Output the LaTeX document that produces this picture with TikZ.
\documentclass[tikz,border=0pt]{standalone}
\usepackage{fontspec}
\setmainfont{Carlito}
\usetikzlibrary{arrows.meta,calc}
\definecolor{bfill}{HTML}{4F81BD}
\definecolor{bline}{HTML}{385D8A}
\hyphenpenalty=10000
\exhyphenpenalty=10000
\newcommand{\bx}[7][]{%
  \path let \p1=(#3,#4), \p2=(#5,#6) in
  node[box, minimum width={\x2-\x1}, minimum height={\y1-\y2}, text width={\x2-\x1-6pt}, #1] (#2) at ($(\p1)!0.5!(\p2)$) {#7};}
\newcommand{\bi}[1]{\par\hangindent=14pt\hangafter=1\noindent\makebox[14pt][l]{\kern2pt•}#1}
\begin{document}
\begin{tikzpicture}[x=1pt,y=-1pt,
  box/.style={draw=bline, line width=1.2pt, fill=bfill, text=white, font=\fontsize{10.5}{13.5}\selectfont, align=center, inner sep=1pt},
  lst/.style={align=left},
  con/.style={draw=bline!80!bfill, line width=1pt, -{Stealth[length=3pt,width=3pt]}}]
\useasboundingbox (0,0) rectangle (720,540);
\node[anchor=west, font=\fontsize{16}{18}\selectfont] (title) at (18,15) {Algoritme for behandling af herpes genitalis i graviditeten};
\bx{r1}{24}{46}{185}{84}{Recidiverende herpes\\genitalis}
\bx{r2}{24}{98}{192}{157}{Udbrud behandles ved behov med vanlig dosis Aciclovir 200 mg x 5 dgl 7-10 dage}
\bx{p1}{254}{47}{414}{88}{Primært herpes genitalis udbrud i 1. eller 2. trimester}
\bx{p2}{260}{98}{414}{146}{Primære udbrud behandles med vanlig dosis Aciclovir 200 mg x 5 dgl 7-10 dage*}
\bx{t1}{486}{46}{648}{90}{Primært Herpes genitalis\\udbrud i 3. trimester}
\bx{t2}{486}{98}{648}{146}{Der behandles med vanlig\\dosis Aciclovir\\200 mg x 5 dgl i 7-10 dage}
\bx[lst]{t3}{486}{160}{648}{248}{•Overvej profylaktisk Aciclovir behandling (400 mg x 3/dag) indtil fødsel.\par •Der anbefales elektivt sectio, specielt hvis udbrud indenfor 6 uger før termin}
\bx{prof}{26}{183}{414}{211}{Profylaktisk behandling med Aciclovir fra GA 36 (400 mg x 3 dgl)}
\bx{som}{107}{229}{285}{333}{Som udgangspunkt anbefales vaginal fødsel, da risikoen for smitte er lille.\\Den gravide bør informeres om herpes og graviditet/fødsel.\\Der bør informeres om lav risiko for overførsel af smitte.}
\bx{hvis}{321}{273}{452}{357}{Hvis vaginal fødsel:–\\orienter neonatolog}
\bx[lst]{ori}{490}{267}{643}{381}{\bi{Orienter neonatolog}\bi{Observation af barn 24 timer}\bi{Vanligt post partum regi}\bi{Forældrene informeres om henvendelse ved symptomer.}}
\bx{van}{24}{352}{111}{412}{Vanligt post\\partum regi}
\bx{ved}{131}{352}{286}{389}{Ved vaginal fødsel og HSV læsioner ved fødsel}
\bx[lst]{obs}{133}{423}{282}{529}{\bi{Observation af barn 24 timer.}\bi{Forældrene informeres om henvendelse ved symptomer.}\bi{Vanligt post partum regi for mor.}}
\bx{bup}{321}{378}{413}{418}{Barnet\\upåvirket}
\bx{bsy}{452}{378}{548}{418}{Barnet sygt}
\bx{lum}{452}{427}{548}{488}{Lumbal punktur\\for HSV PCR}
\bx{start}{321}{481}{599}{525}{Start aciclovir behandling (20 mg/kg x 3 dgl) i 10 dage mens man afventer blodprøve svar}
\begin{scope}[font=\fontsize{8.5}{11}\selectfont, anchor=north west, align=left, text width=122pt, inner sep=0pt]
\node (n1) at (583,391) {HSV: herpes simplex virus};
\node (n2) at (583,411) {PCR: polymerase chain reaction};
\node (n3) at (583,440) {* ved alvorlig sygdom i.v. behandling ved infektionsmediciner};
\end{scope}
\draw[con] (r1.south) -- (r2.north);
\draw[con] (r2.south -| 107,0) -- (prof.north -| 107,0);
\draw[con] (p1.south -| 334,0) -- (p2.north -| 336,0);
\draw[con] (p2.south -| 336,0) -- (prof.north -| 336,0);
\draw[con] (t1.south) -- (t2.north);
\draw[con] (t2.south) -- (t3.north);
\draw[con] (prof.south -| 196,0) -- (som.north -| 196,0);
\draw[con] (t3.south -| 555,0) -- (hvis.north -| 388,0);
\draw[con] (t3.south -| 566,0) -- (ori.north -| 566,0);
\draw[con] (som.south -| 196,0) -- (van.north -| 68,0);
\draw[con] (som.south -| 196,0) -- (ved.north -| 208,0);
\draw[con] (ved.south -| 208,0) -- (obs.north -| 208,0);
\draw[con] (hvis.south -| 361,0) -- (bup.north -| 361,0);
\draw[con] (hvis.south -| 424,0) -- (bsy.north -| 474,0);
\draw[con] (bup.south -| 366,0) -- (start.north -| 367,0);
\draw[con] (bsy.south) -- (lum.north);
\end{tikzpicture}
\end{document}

**********

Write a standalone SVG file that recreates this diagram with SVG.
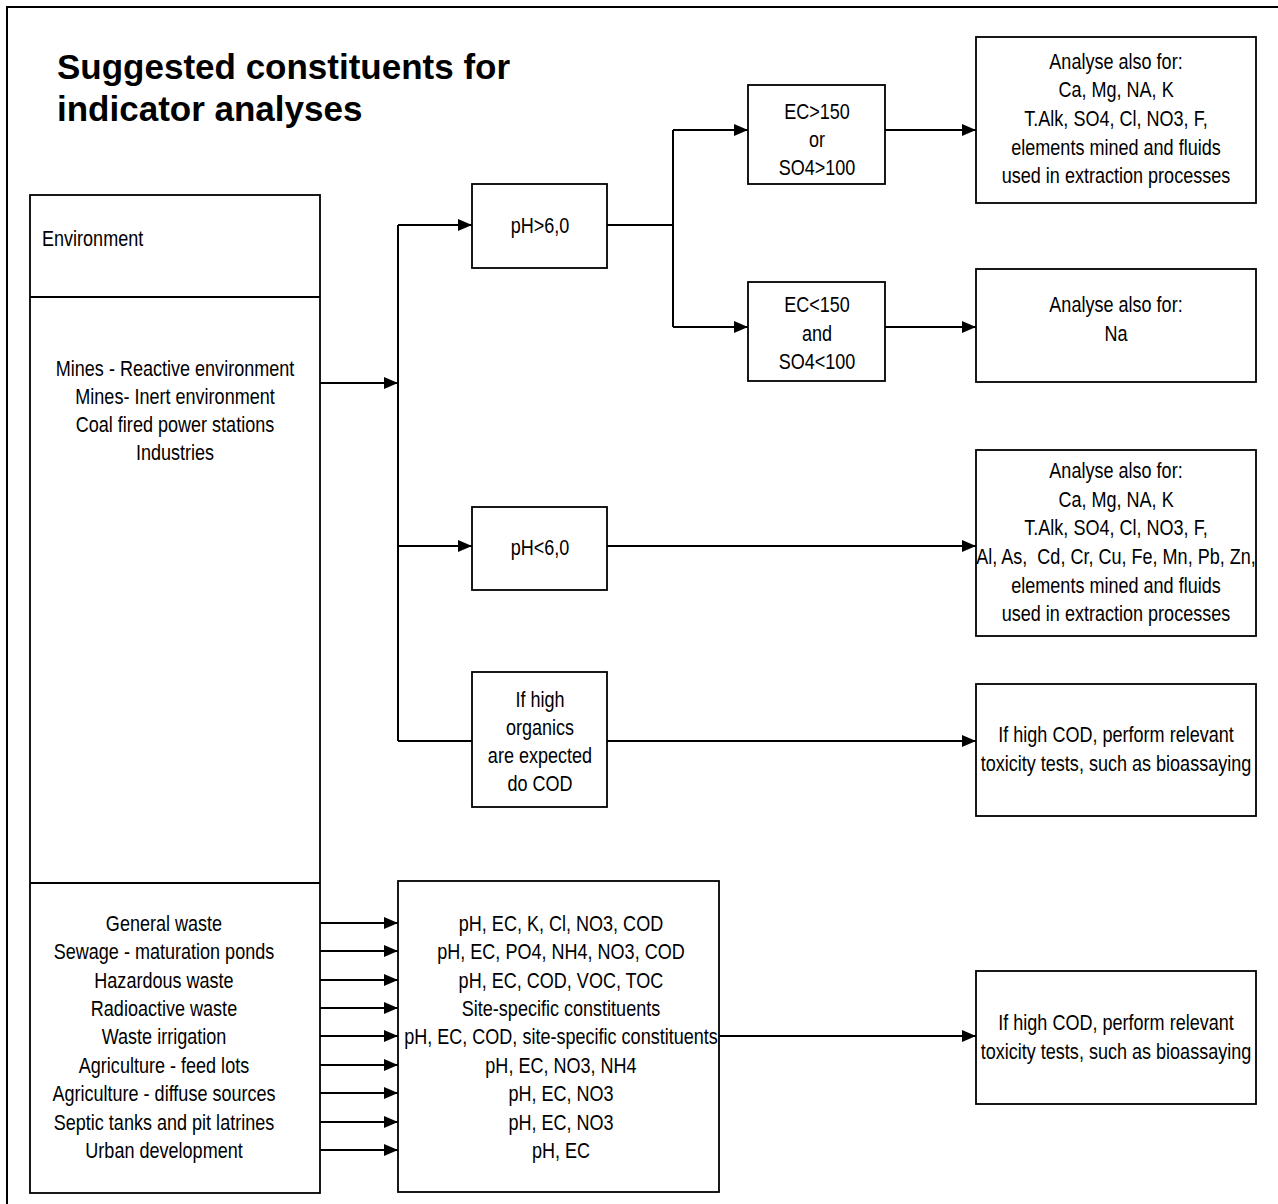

**********

◆ STATED PROBLEM: Gather from the data above every line with the string "standalone".

◆ THE COMPLETED TASK:
\documentclass[tikz,border=0pt]{standalone}
Write a standalone SVG file that recreates this diagram with SVG.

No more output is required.